Early concepts of the priority system were the purely reactive healing, where there is no set “rotation” and the unpredictability of encounters means that a cooldown-based availability system is less functional. The spell needed by the healer was then applied to the situation at hand, on the fly. This has bled into other class roles, most often tank classes but occasionally damage classes as well.

These sorts of systems tend to be less complex but require more situational awareness, in the case of damage classes often reducing the risk of tunnel vision that rotation-based classes often have.

Feedback Loops

Each one of these types of systems have a built-in feedback loop that appeals to a different sort of player. Rotation systems are favored by players who enjoy memorizing a pattern and then executing it with precision. Availability systems are favored by players who enjoy having a broad selection of abilities to use, and don’t like hitting the same buttons repeatedly.

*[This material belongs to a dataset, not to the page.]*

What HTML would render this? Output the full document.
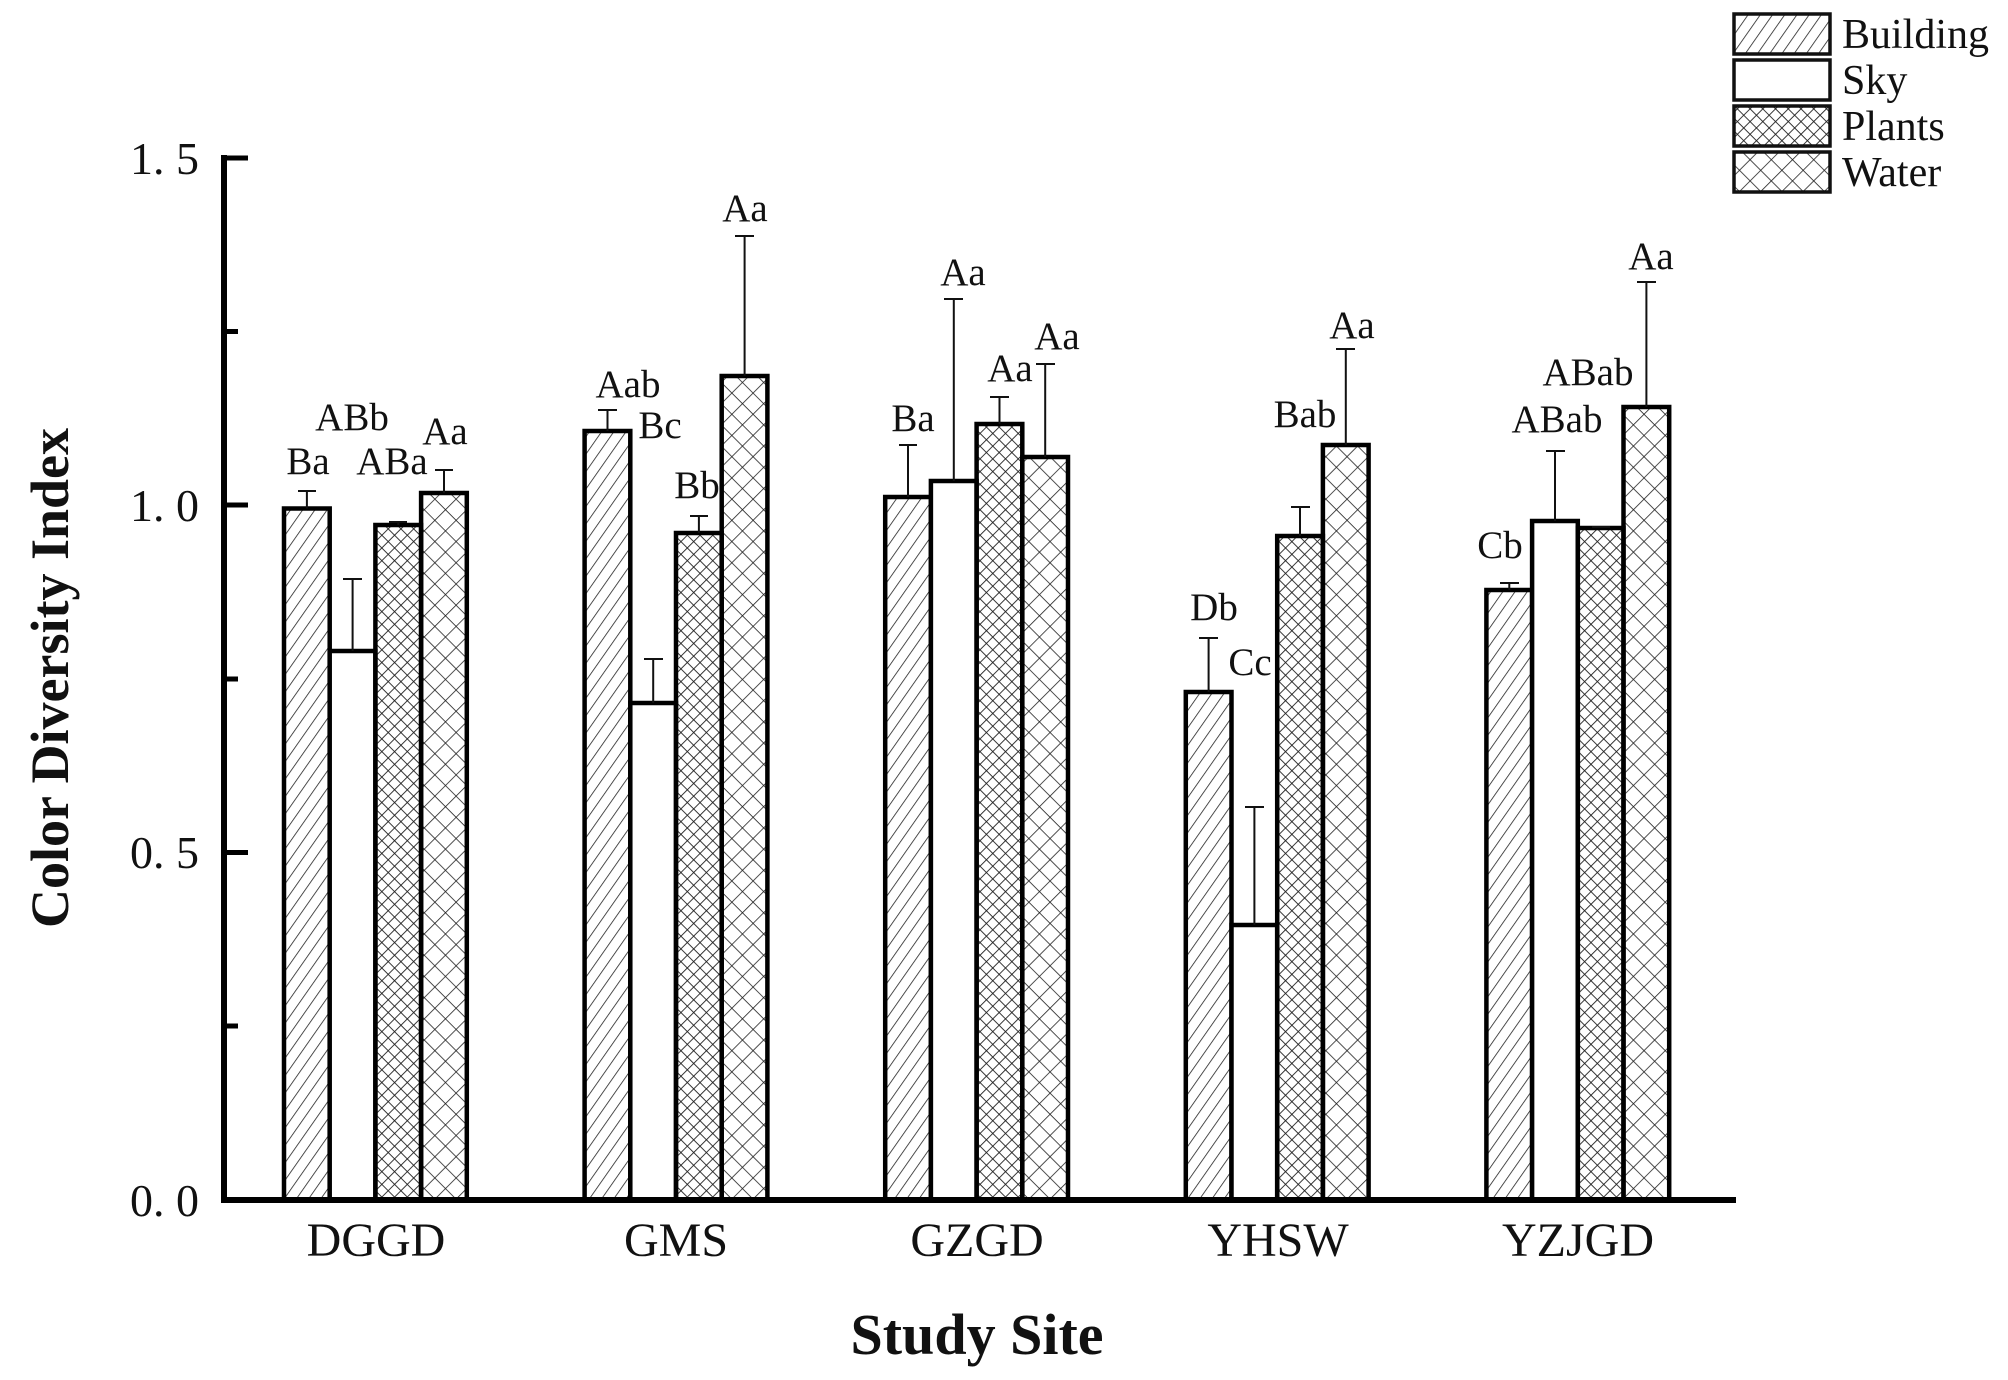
<!DOCTYPE html>
<html><head><meta charset="utf-8"><style>
html,body{margin:0;padding:0;background:#fff;}
svg{display:block;}
text{font-family:"Liberation Serif",serif;fill:#111;}
</style></head><body>
<svg width="2008" height="1380" viewBox="0 0 2008 1380" xmlns="http://www.w3.org/2000/svg">
<defs>
<pattern id="pb" width="10" height="10" patternUnits="userSpaceOnUse" patternTransform="rotate(35)">
<line x1="0" y1="0" x2="0" y2="10" stroke="#222" stroke-width="1.6"/>
</pattern>
<pattern id="pp" width="9" height="9" patternUnits="userSpaceOnUse" patternTransform="rotate(45)">
<line x1="0" y1="0" x2="0" y2="9" stroke="#222" stroke-width="1.8"/>
<line x1="0" y1="0" x2="9" y2="0" stroke="#222" stroke-width="1.8"/>
</pattern>
<pattern id="pw" width="15" height="15" patternUnits="userSpaceOnUse" patternTransform="rotate(45)">
<line x1="0" y1="0" x2="0" y2="15" stroke="#222" stroke-width="1.6"/>
<line x1="0" y1="0" x2="15" y2="0" stroke="#222" stroke-width="1.6"/>
</pattern>
</defs>
<g stroke="#000" stroke-width="4.5">
<rect x="284" y="508.5" width="45.7" height="691.5" fill="url(#pb)"/>
<rect x="329.7" y="651" width="45.7" height="549" fill="#fff"/>
<rect x="375.4" y="525" width="45.7" height="675" fill="url(#pp)"/>
<rect x="421.1" y="493" width="45.7" height="707" fill="url(#pw)"/>
<rect x="584.6" y="431" width="45.7" height="769" fill="url(#pb)"/>
<rect x="630.3" y="703" width="45.7" height="497" fill="#fff"/>
<rect x="676" y="533" width="45.7" height="667" fill="url(#pp)"/>
<rect x="721.7" y="376" width="45.7" height="824" fill="url(#pw)"/>
<rect x="885.2" y="497" width="45.7" height="703" fill="url(#pb)"/>
<rect x="930.9" y="481" width="45.7" height="719" fill="#fff"/>
<rect x="976.6" y="424" width="45.7" height="776" fill="url(#pp)"/>
<rect x="1022.3" y="457" width="45.7" height="743" fill="url(#pw)"/>
<rect x="1185.8" y="692" width="45.7" height="508" fill="url(#pb)"/>
<rect x="1231.5" y="925" width="45.7" height="275" fill="#fff"/>
<rect x="1277.2" y="536" width="45.7" height="664" fill="url(#pp)"/>
<rect x="1322.9" y="445" width="45.7" height="755" fill="url(#pw)"/>
<rect x="1486.4" y="590" width="45.7" height="610" fill="url(#pb)"/>
<rect x="1532.1" y="521" width="45.7" height="679" fill="#fff"/>
<rect x="1577.8" y="528" width="45.7" height="672" fill="url(#pp)"/>
<rect x="1623.5" y="407" width="45.7" height="793" fill="url(#pw)"/>
</g>
<g stroke="#111" stroke-width="2" fill="none">
<path d="M306.9 508.5V491M298 491h18M352.6 651V579M343 579h19M398.3 525V522M389 522h18M444 493V470M435 470h18"/>
<path d="M607.5 431V410M598 410h19M653.2 703V659M644 659h19M698.9 533V516M690 516h18M744.6 376V236M735 236h19"/>
<path d="M908 497V445M899 445h18M953.8 481V299M944 299h19M999.5 424V397M990 397h19M1045.2 457V364M1036 364h19"/>
<path d="M1208.6 692V638M1199 638h19M1254.4 925V807M1245 807h19M1300 536V507M1291 507h19M1345.8 445V349M1336 349h19"/>
<path d="M1509.3 590V583M1500 583h19M1555 521V451M1546 451h19M1600.7 528V527M1592 527h18M1646.4 407V282M1637 282h19"/>
</g>
<g stroke="#000">
<line x1="224" y1="155" x2="224" y2="1203" stroke-width="6"/>
<line x1="221" y1="1200" x2="1736" y2="1200" stroke-width="6"/>
<g stroke-width="5">
<line x1="224" y1="158" x2="248" y2="158"/>
<line x1="224" y1="505" x2="248" y2="505"/>
<line x1="224" y1="852.5" x2="248" y2="852.5"/>
<line x1="224" y1="331.5" x2="238" y2="331.5"/>
<line x1="224" y1="679" x2="238" y2="679"/>
<line x1="224" y1="1026" x2="238" y2="1026"/>
</g>
</g>
<g font-size="46" text-anchor="end">
<text x="199" y="174">1. 5</text>
<text x="199" y="521">1. 0</text>
<text x="199" y="868">0. 5</text>
<text x="199" y="1216">0. 0</text>
</g>
<g font-size="48" text-anchor="middle">
<text x="376" y="1256">DGGD</text>
<text x="676" y="1256">GMS</text>
<text x="977" y="1256">GZGD</text>
<text x="1278" y="1256">YHSW</text>
<text x="1578" y="1256">YZJGD</text>
</g>
<text x="977" y="1354" font-size="58" font-weight="bold" text-anchor="middle">Study Site</text>
<text transform="translate(68,678) rotate(-90)" font-size="54" font-weight="bold" text-anchor="middle">Color Diversity Index</text>
<g font-size="39" text-anchor="middle">
<text x="308" y="474">Ba</text><text x="352" y="430">ABb</text><text x="392" y="474">ABa</text><text x="445" y="444">Aa</text>
<text x="628" y="397">Aab</text><text x="660" y="438">Bc</text><text x="697" y="498">Bb</text><text x="745" y="221">Aa</text>
<text x="913" y="431">Ba</text><text x="963" y="285">Aa</text><text x="1010" y="381">Aa</text><text x="1057" y="349">Aa</text>
<text x="1214" y="620">Db</text><text x="1250" y="675">Cc</text><text x="1305" y="427">Bab</text><text x="1352" y="338">Aa</text>
<text x="1500" y="558">Cb</text><text x="1557" y="432">ABab</text><text x="1588" y="385">ABab</text><text x="1651" y="269">Aa</text>
</g>
<g stroke="#111" stroke-width="3.5">
<rect x="1734" y="14" width="96" height="40" fill="url(#pb)"/>
<rect x="1734" y="60" width="96" height="40" fill="#fff"/>
<rect x="1734" y="106" width="96" height="40" fill="url(#pp)"/>
<rect x="1734" y="152" width="96" height="40" fill="url(#pw)"/>
</g>
<g font-size="42">
<text x="1842" y="48">Building</text>
<text x="1842" y="94">Sky</text>
<text x="1842" y="140">Plants</text>
<text x="1842" y="186">Water</text>
</g>
</svg>
</body></html>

Priority systems are favored by players who are less interested in memorizing patterns and prefer to react to the moment.

For any game featuring classes, where the core gameplay requires a lot of one or a small number of verbs (usually, “fight”), it’s important to develop a functional, fun feedback loop, which requires some understanding of the above systems, or any new system that’s devised.

Without a core feedback loop that works, your class won’t be interesting moment to moment, and while you may have larger systems that make your game fun on a macro scale even if the basic gameplay loop isn’t interesting (EvE Online is a very good example of this), it’s important that this design choice is a conscious one.